Do you have any thoughts on Queen Christina of Sweden, daughter of Gustavus Adolphus, who was forced to abdicate after converting to Catholicism? Famous for her intelligence and philosophical discussions with Descartes, as well as her possible lesbianism.

As Luis Tiant would not actually say, Queen Christina of Sweden been very very good to me. I like Weird Catholic History and I like LGBT history; what's not to love? It takes a special kind of moxie to be a probably-lesbian initially-Protestant monarch who ends up being one of only three women entombed in St. Peter's Basilica. You have to respect the hustle. When I visited Rome a couple of years ago and went to the basilica, I ran across her funerary monument (towards the right-hand side of the nave, facing the altar from the doors; i.e. the "liturgical south") without even looking for it. Figures.

Who did you vote for in the 2018 gubernatorial election? I'm assuming you didn't vote for Charlie Baker.

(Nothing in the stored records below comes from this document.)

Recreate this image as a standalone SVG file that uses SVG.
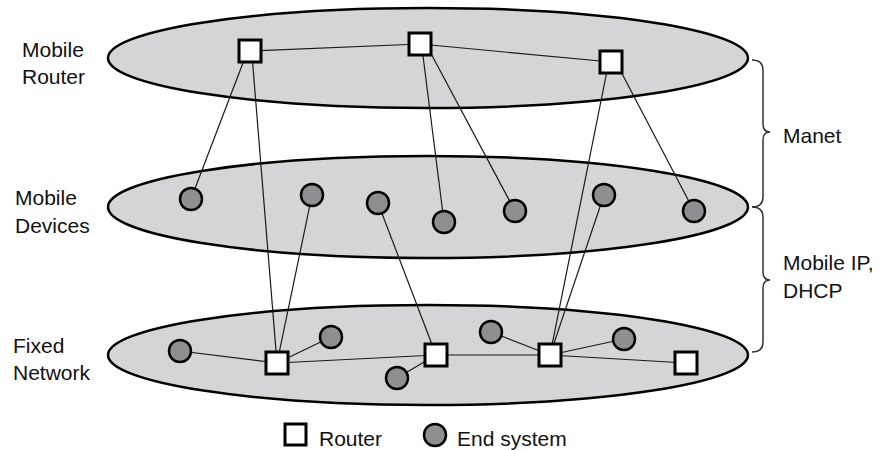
<svg xmlns="http://www.w3.org/2000/svg" width="879" height="450" viewBox="0 0 879 450">
<style>
.layer{fill:#d5d5d7;stroke:#000;stroke-width:2.5}
.router{fill:#fff;stroke:#000;stroke-width:3}
.es{fill:#8f8f91;stroke:#000;stroke-width:2.5}
.link{stroke:#1a1a1a;stroke-width:1.2;fill:none}
.brace{stroke:#333;stroke-width:1.5;fill:none}
text{font-family:"Liberation Sans",Arial,sans-serif;font-size:21px;fill:#111}
</style>
<rect width="879" height="450" fill="#fff"/>
<g id="layers">
<ellipse id="layer-mobile-router" class="layer" cx="428" cy="58" rx="320" ry="50"/>
<ellipse id="layer-mobile-devices" class="layer" cx="428" cy="207" rx="320" ry="51"/>
<ellipse id="layer-fixed-network" class="layer" cx="428" cy="355" rx="320" ry="50"/>
</g>
<g id="connectors">
<line class="link" x1="250" y1="51" x2="420" y2="44"/>
<line class="link" x1="420" y1="44" x2="611" y2="62"/>
<line class="link" x1="246" y1="55" x2="191" y2="199"/>
<line class="link" x1="252" y1="55" x2="277" y2="363"/>
<line class="link" x1="422" y1="48" x2="444" y2="222"/>
<line class="link" x1="428" y1="48" x2="515" y2="211"/>
<line class="link" x1="608" y1="66" x2="550" y2="355"/>
<line class="link" x1="618" y1="66" x2="694" y2="211"/>
<line class="link" x1="312" y1="195" x2="277" y2="363"/>
<line class="link" x1="378" y1="203" x2="436" y2="355"/>
<line class="link" x1="604" y1="195" x2="550" y2="355"/>
<line class="link" x1="180" y1="351" x2="277" y2="363"/>
<line class="link" x1="277" y1="363" x2="331" y2="337"/>
<line class="link" x1="277" y1="363" x2="436" y2="355"/>
<line class="link" x1="436" y1="355" x2="397" y2="378"/>
<line class="link" x1="436" y1="355" x2="550" y2="355"/>
<line class="link" x1="491" y1="332" x2="550" y2="355"/>
<line class="link" x1="550" y1="355" x2="624" y2="339"/>
<line class="link" x1="550" y1="355" x2="686" y2="363"/>
</g>
<g id="r1"><rect class="router" x="239" y="40" width="22" height="22"/></g>
<g id="r2"><rect class="router" x="409" y="33" width="22" height="22"/></g>
<g id="r3"><rect class="router" x="600" y="51" width="22" height="22"/></g>
<g id="e1"><circle class="es" cx="191" cy="199" r="11"/></g>
<g id="e2"><circle class="es" cx="312" cy="195" r="11"/></g>
<g id="e3"><circle class="es" cx="378" cy="203" r="11"/></g>
<g id="e4"><circle class="es" cx="444" cy="222" r="11"/></g>
<g id="e5"><circle class="es" cx="515" cy="211" r="11"/></g>
<g id="e6"><circle class="es" cx="604" cy="195" r="11"/></g>
<g id="e7"><circle class="es" cx="694" cy="211" r="11"/></g>
<g id="f1"><circle class="es" cx="180" cy="351" r="11"/></g>
<g id="f2"><circle class="es" cx="331" cy="337" r="11"/></g>
<g id="f3"><circle class="es" cx="397" cy="378" r="11"/></g>
<g id="f4"><circle class="es" cx="491" cy="332" r="11"/></g>
<g id="f5"><circle class="es" cx="624" cy="339" r="11"/></g>
<g id="r4"><rect class="router" x="266" y="352" width="22" height="22"/></g>
<g id="r5"><rect class="router" x="425" y="344" width="22" height="22"/></g>
<g id="r6"><rect class="router" x="539" y="344" width="22" height="22"/></g>
<g id="r7"><rect class="router" x="675" y="352" width="22" height="22"/></g>
<g id="labels">
<text x="22" y="57">Mobile</text>
<text x="22" y="84">Router</text>
<text x="15" y="205">Mobile</text>
<text x="15" y="233">Devices</text>
<text x="13" y="353">Fixed</text>
<text x="13" y="380">Network</text>
</g>
<g id="braces">
<path class="brace" d="M752,60 Q763,60 763,70 L763,124 Q763,132 770,132 Q763,132 763,140 L763,197 Q763,207 752,207"/>
<path class="brace" d="M752,207 Q763,207 763,217 L763,272 Q763,280 770,280 Q763,280 763,288 L763,342 Q763,352 752,352"/>
<text x="783" y="143">Manet</text>
<text x="783" y="270">Mobile IP,</text>
<text x="783" y="298">DHCP</text>
</g>
<g id="legend">
<rect class="router" x="285" y="424" width="21" height="21"/>
<text x="319" y="446">Router</text>
<circle class="es" cx="435" cy="435" r="11"/>
<text x="457" y="446">End system</text>
</g>
</svg>
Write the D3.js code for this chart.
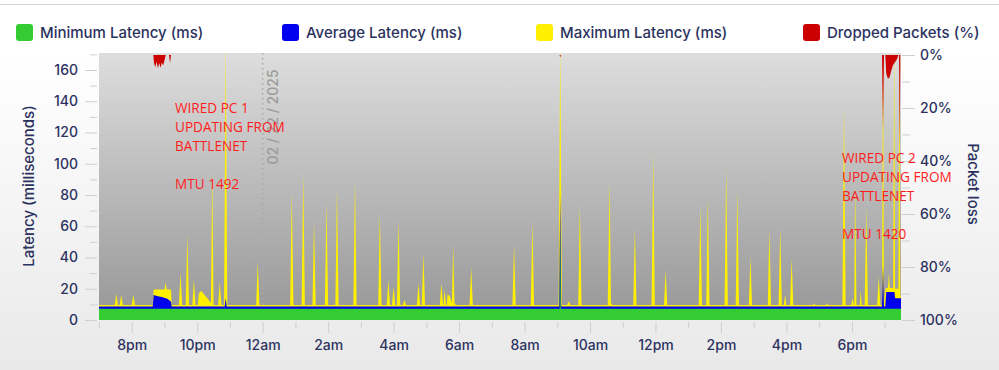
<!DOCTYPE html>
<html>
<head>
<meta charset="utf-8">
<script src="https://cdn.jsdelivr.net/npm/d3@7"></script>
<style>
  html, body { margin: 0; padding: 0; }
  body { width: 999px; height: 370px; overflow: hidden; }
  svg { display: block; }
</style>
</head>
<body>
<svg id="chart" width="999" height="370"></svg>
<script>
// ---------- DATA (hours since 7pm on 02/21/2025, value) ----------
const seriesNames = ["Minimum Latency (ms)", "Average Latency (ms)", "Maximum Latency (ms)", "Dropped Packets (%)"];
const seriesColors = ["#33cc33", "#0000ee", "#fff000", "#cc0000"];

const minLatency = [
  [0,7.2],[14.075,7.2],[14.09,60],[14.105,7.2],[24.5,7.2]
];

const avgLatency = [
  [0,8.6],[1.64,8.6],[1.67,16],[1.8,15.2],[1.95,14.5],[2.1,13.5],[2.2,11.7],[2.22,8.6],
  [3.84,8.6],[3.87,14],[3.9,8.6],
  [14.06,8.6],[14.09,81],[14.12,8.6],
  [23.92,8.6],[23.95,35],[23.98,8.6],
  [24.02,8.6],[24.05,18],[24.3,18],[24.32,14],[24.5,14]
];

const maxLatency = [
  [0,9.6],
  [0.48,9.6],[0.53,16.6],[0.58,9.6],
  [0.63,9.6],[0.68,16],[0.73,9.6],
  [1.00,9.6],[1.05,16],[1.10,9.6],
  [1.64,9.6],[1.67,19.6],[2.0,19.6],[2.03,24],[2.07,19.6],[2.2,19.6],[2.22,9.6],
  [2.44,9.6],[2.49,30.3],[2.54,9.6],
  [2.65,9.6],[2.70,54.8],[2.75,9.6],
  [2.85,9.6],[2.90,26],[2.95,9.6],
  [3.02,9.6],[3.05,17],[3.12,18.8],[3.42,11],
  [3.46,96],[3.50,10],[3.52,9.6],
  [3.64,9.6],[3.69,24.5],[3.74,9.6],
  [3.82,9.6],[3.87,180],[3.92,9.6],
  [4.80,9.6],[4.85,37.3],[4.90,9.6],
  [5.84,9.6],[5.89,82],[5.94,9.6],
  [6.19,9.6],[6.24,94],[6.29,9.6],
  [6.52,9.6],[6.57,63],[6.62,9.6],
  [6.90,9.6],[6.95,74.7],[7.00,9.6],
  [7.22,9.6],[7.27,84],[7.32,9.6],
  [7.77,9.6],[7.82,89.6],[7.87,9.6],
  [8.53,9.6],[8.58,68.3],[8.63,9.6],
  [8.79,9.6],[8.84,25.6],[8.89,9.6],
  [8.95,9.6],[9.00,21.3],[9.05,9.6],
  [9.10,9.6],[9.15,64],[9.20,9.6],
  [9.28,9.6],[9.33,12.8],[9.38,9.6],
  [9.71,9.6],[9.76,23.5],[9.81,9.6],
  [9.86,9.6],[9.91,42.7],[9.96,9.6],
  [10.41,9.6],[10.46,23.5],[10.51,9.6],
  [10.52,9.6],[10.56,19.6],[10.60,9.6],
  [10.62,9.6],[10.65,16.6],[10.72,15],[10.78,11],
  [10.82,48],[10.86,11],[10.90,9.6],
  [11.32,9.6],[11.37,34],[11.42,9.6],
  [12.63,9.6],[12.68,48],[12.73,9.6],
  [13.19,9.6],[13.24,63],[13.29,9.6],
  [14.04,9.6],[14.09,180],[14.14,9.6],
  [14.30,9.6],[14.35,12],[14.40,9.6],
  [14.64,9.6],[14.69,73.6],[14.74,9.6],
  [15.54,9.6],[15.60,89.6],[15.64,11],[15.68,9.6],
  [16.32,9.6],[16.37,58.7],[16.42,9.6],
  [16.88,9.6],[16.93,106.7],[16.98,9.6],
  [17.26,9.6],[17.31,32],[17.36,9.6],
  [18.32,9.6],[18.37,73.6],[18.42,9.6],
  [18.55,9.6],[18.60,77.9],[18.65,9.6],
  [19.11,9.6],[19.16,96],[19.21,9.6],
  [19.45,9.6],[19.50,83.2],[19.55,9.6],
  [19.85,9.6],[19.90,40.5],[19.95,9.6],
  [20.43,9.6],[20.48,57.6],[20.53,9.6],
  [20.76,9.6],[20.81,58.7],[20.86,9.6],
  [20.92,9.6],[20.96,16],[21.00,9.6],
  [21.11,9.6],[21.16,39.5],[21.21,9.6],
  [21.82,9.6],[21.85,10.8],[21.88,9.6],
  [22.22,9.6],[22.25,10.8],[22.28,9.6],
  [22.71,9.6],[22.76,137.6],[22.81,9.6],
  [22.98,9.6],[23.02,13.9],[23.06,9.6],
  [23.07,9.6],[23.10,87.5],[23.14,9.6],
  [23.24,9.6],[23.27,19],[23.30,9.6],
  [23.39,9.6],[23.44,72.5],[23.49,9.6],
  [23.77,9.6],[23.82,27.7],[23.87,9.6],
  [23.92,9.6],[23.95,180],[23.98,12],
  [24.03,20.5],[24.10,20.5],[24.13,30],[24.16,20.5],[24.26,20.5],[24.29,180],[24.32,20],
  [24.42,20],[24.45,180],[24.48,15],[24.5,15]
];

const droppedPackets = [
  [0,0],[1.66,0],[1.68,3],[1.72,4.5],[1.76,2.5],[1.80,5],[1.84,3],[1.88,4.8],[1.92,2.8],
  [1.96,4],[2.00,2],[2.04,0],[2.14,0],[2.17,3],[2.20,0],
  [14.07,0],[14.09,0.9],[14.11,0],
  [23.92,0],[23.95,28],[23.98,0],
  [24.02,0],[24.05,7],[24.10,9],[24.15,8.5],[24.20,6],[24.25,4],[24.30,3],[24.38,1.5],[24.42,0],
  [24.44,0],[24.46,35],[24.48,0],[24.5,0]
];

const latencyTicks = [0, 20, 40, 60, 80, 100, 120, 140, 160];
const lossTicks = [0, 20, 40, 60, 80, 100];
const dateLabel = "02 / 22 / 2025";
const annotation1 = ["WIRED PC 1", "UPDATING FROM", "BATTLENET", "", "MTU 1492"];
const annotation2 = ["WIRED PC 2", "UPDATING FROM", "BATTLENET", "", "MTU 1420"];

// ---------- LAYOUT ----------
const W = 999, H = 370;
const plot = { left: 99, right: 901, top: 53, bottom: 320 };
const navy = "#2c3260";
const font = "Inter, 'Noto Sans', sans-serif";

const start = new Date(2025, 1, 21, 19, 0, 0);
const time = h => new Date(start.getTime() + h * 3600e3);

const x = d3.scaleTime().domain([time(0), time(24.5)]).range([plot.left, plot.right]);
const y = d3.scaleLinear().domain([0, 160]).range([plot.bottom, 70]);
const y2 = d3.scaleLinear().domain([0, 100]).range([55, plot.bottom]);

const svg = d3.select("#chart");
const defs = svg.append("defs");

const pageGrad = defs.append("linearGradient").attr("id", "pageGrad")
  .attr("x1", 0).attr("y1", 0).attr("x2", 0).attr("y2", 1);
pageGrad.append("stop").attr("offset", "0%").attr("stop-color", "#ffffff");
pageGrad.append("stop").attr("offset", "15%").attr("stop-color", "#ffffff");
pageGrad.append("stop").attr("offset", "100%").attr("stop-color", "#e9e9e9");

const plotGrad = defs.append("linearGradient").attr("id", "plotGrad")
  .attr("x1", 0).attr("y1", 0).attr("x2", 0).attr("y2", 1);
plotGrad.append("stop").attr("offset", "0%").attr("stop-color", "#dddddd");
plotGrad.append("stop").attr("offset", "100%").attr("stop-color", "#979797");

defs.append("clipPath").attr("id", "plotClip").append("rect")
  .attr("x", plot.left).attr("y", plot.top)
  .attr("width", plot.right - plot.left).attr("height", plot.bottom - plot.top);

// page background
svg.append("rect").attr("width", W).attr("height", H).attr("fill", "url(#pageGrad)");
svg.append("line").attr("x1", 0).attr("x2", W).attr("y1", 4.5).attr("y2", 4.5)
  .attr("stroke", "#d4d4d4").attr("stroke-width", 1);

// legend
const legendX = [16, 282, 536, 803];
const leg = svg.append("g");
seriesNames.forEach((name, i) => {
  leg.append("rect").attr("x", legendX[i]).attr("y", 24).attr("width", 17).attr("height", 17)
    .attr("rx", 3).attr("fill", seriesColors[i]);
  leg.append("text").attr("x", legendX[i] + 24).attr("y", 33).attr("dy", "0.35em")
    .attr("font-family", font).attr("font-size", 15).attr("font-weight", 500)
    .attr("fill", navy).text(name);
});

// plot background
svg.append("rect").attr("x", plot.left).attr("y", plot.top)
  .attr("width", plot.right - plot.left).attr("height", plot.bottom - plot.top)
  .attr("fill", "url(#plotGrad)");

const g = svg.append("g").attr("clip-path", "url(#plotClip)");

const areaL = d3.area().x(d => x(time(d[0]))).y0(y(0)).y1(d => y(d[1]));
const areaD = d3.area().x(d => x(time(d[0]))).y0(y2(0)).y1(d => y2(d[1]));

// date divider
const xMid = x(time(5));
g.append("line").attr("x1", xMid).attr("x2", xMid).attr("y1", plot.top).attr("y2", plot.bottom)
  .attr("stroke", "#a9a9a9").attr("stroke-width", 1.6).attr("stroke-dasharray", "1.6,3.4");
g.append("text").attr("transform", `translate(${xMid + 10},117) rotate(-90)`)
  .attr("text-anchor", "middle").attr("dy", "0.35em")
  .attr("font-family", font).attr("font-size", 14).attr("font-weight", 500)
  .attr("fill", "#9b9b9b").text(dateLabel);

g.append("path").datum(maxLatency).attr("d", areaL).attr("fill", seriesColors[2]);
g.append("path").datum(avgLatency).attr("d", areaL).attr("fill", seriesColors[1]);
g.append("path").datum(minLatency).attr("d", areaL).attr("fill", seriesColors[0]);
g.append("path").datum(droppedPackets).attr("d", areaD).attr("fill", seriesColors[3]);

// left axis
const tickColor = "#cfcfcf";
const leftMinor = svg.append("g").attr("transform", `translate(97,0)`)
  .call(d3.axisLeft(y).tickValues(d3.range(10, 171, 20)).tickSize(7).tickFormat(""));
const leftMajor = svg.append("g").attr("transform", `translate(97,0)`)
  .call(d3.axisLeft(y).tickValues(latencyTicks).tickSize(12).tickPadding(7));

// right axis
const rightMinor = svg.append("g").attr("transform", `translate(902,0)`)
  .call(d3.axisRight(y2).tickValues(d3.range(10, 100, 20)).tickSize(8).tickFormat(""));
const rightMajor = svg.append("g").attr("transform", `translate(902,0)`)
  .call(d3.axisRight(y2).tickValues(lossTicks).tickSize(13).tickPadding(5).tickFormat(d => d + "%"));

// bottom axis
const hourTicks = x.ticks(d3.timeHour.every(1));
const fmt = d3.timeFormat("%-I%p");
const bottomMinor = svg.append("g").attr("transform", `translate(0,322)`)
  .call(d3.axisBottom(x).tickValues(hourTicks.filter(d => d.getHours() % 2 === 1)).tickSize(6).tickFormat(""));
const bottomMajor = svg.append("g").attr("transform", `translate(0,322)`)
  .call(d3.axisBottom(x).tickValues(hourTicks.filter(d => d.getHours() % 2 === 0)).tickSize(11).tickPadding(7)
    .tickFormat(d => fmt(d).toLowerCase()));

[leftMinor, leftMajor, rightMinor, rightMajor, bottomMinor, bottomMajor].forEach(a => {
  a.select(".domain").remove();
  a.selectAll(".tick line").attr("stroke", tickColor);
  a.selectAll(".tick text").attr("font-family", font).attr("font-size", 14)
    .attr("font-weight", 500).attr("fill", navy);
});

// axis titles
svg.append("text").attr("transform", "translate(29,186) rotate(-90)")
  .attr("text-anchor", "middle").attr("dy", "0.35em")
  .attr("font-family", font).attr("font-size", 15).attr("font-weight", 500)
  .attr("fill", navy).text("Latency (milliseconds)");
svg.append("text").attr("transform", "translate(973,184) rotate(90)")
  .attr("text-anchor", "middle").attr("dy", "0.35em")
  .attr("font-family", font).attr("font-size", 15).attr("font-weight", 500)
  .attr("fill", navy).text("Packet loss");

// annotations
function annotate(lines, ax, ay) {
  const t = svg.append("text").attr("font-family", "'Open Sans', 'Liberation Sans', sans-serif")
    .attr("font-size", 13.6).attr("fill", "#ff1c1c");
  lines.forEach((l, i) => {
    t.append("tspan").attr("x", ax).attr("y", ay + i * 19).text(l);
  });
}
annotate(annotation1, 175, 113);
annotate(annotation2, 842, 163);
</script>
</body>
</html>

I voted for Bob Massie in the primary and Jay Gonzalez in the general. I wasn't crazy about Massie--he has some of the mildly creepy "population politics" associations that environmentalists who came up in the 70s and 80s often do, or at least he used to--but he was a solid leftist and I actually know people who know him. I was so unenthusiastic about Gonzalez's godawful Devalcrat "credentials" that I wasn't going to vote in the general at all, but I ended up voting against Baker after he said and did some things during the campaign that revealed a callous attitude towards the parts of Massachusetts outside the 495 beltway.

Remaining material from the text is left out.